When you see new guys coming in like that, getting an opportunity and then taking it, that gives you huge confidence.

Peter Stringer is applauded off by Scotland players after Ireland’s 44-22 win. (Photo by Damien Eagers/Sportsfile)


The games used to be more spaced out, so there would be a two-week gap, or more, between games. And, I don’t think I’m breaking any confidences here, but there wouldn’t have been that level of professionalism, back then, as there is now.That would have been drink-related, too!

For a long time, after games, you’d go to a black-tie dinner and anybody on that team could come up to have a drink with you, and you’d have to have that drink. For some people, that got very, very messy, and very quickly. Sometimes you had a whole team to go through, and the opposition. But, luckily, it was spread out a bit more [after the Scotland game] between the five of us. So I got away with it, just about!

That tradition was something O’Gara was only too happy to carry on with younger debutants, over the years.

Stephen Ferris, who made his Ireland debut in 2006, recalls:

“You have to down a drink and sing a song… I sang the Fresh Prince of Bel Air song as I knew I’d remember the words.”

“As the night goes on, you’re getting drunker and drunker, and you have the likes of Ronan O’Gara coming up to you with a pint glass of red wine. He drinks a pint of wine, you drink a pint of wine and next minute someone else is walking up to you with a drink. It can be a long night or a very, very short night.”

In the next game, OGara kicked twenty points and Horgan scored a brace of tries in a 60-13 park walk against Italy. The squad travelled to Paris in confident mood.

PETER STRINGER [Munster scrumhalf]

One of my greatest Ireland memories was the win over in France. We hadn’t won in Paris in twenty eight years before that. I would have watched Ireland over the years on TV and they would have started well for the first twenty minutes before France ran riot. We got there and there were a lot of new faces. There was no fear for us going there. Drico got his hat-trick and we built from those foundations. That win gave guys massive confidence.

Ireland would book-end that championship with another loss to Wales, at home, that softened their cough somewhat.
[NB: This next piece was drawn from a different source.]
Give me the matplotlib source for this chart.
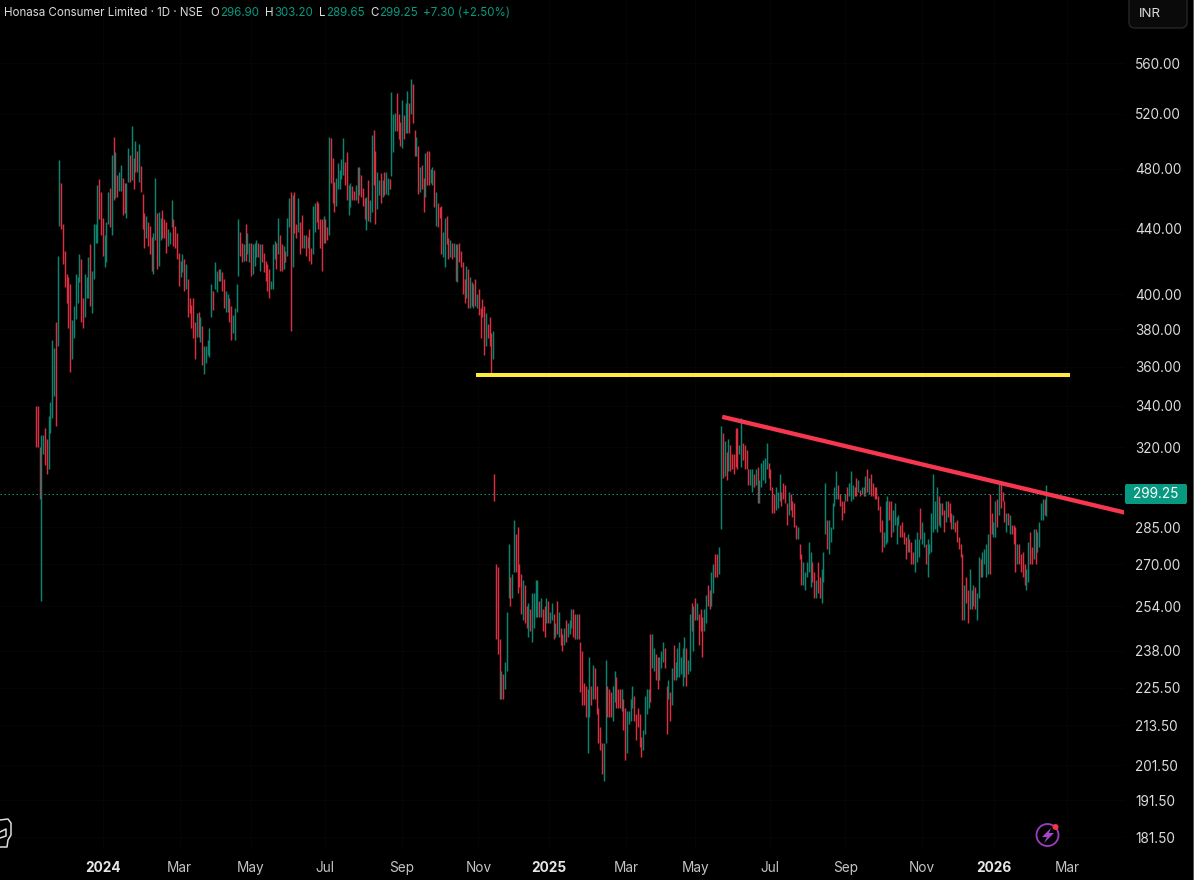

By the end of the year, Gatland would be gone and Eddie O’Sullivan would take over as head coach.

It took until 2003 for Ireland to put themselves in with a genuine title chance – England beat them in a Grand Slam decider for both sides – but a Triple Crown, at least, followed in 2004. It had taken a huge overhaul and an even bigger leap of faith, but Ireland were finally competitive, and winning trophies, again.

The past 22 years have brought five Triple Crowns and four Six Nations titles that have included Grand Slams in 2009 and 2018. Only 1948 to 1951 comes close, but this has been a sustained run at the top, and one that should not be taken for granted.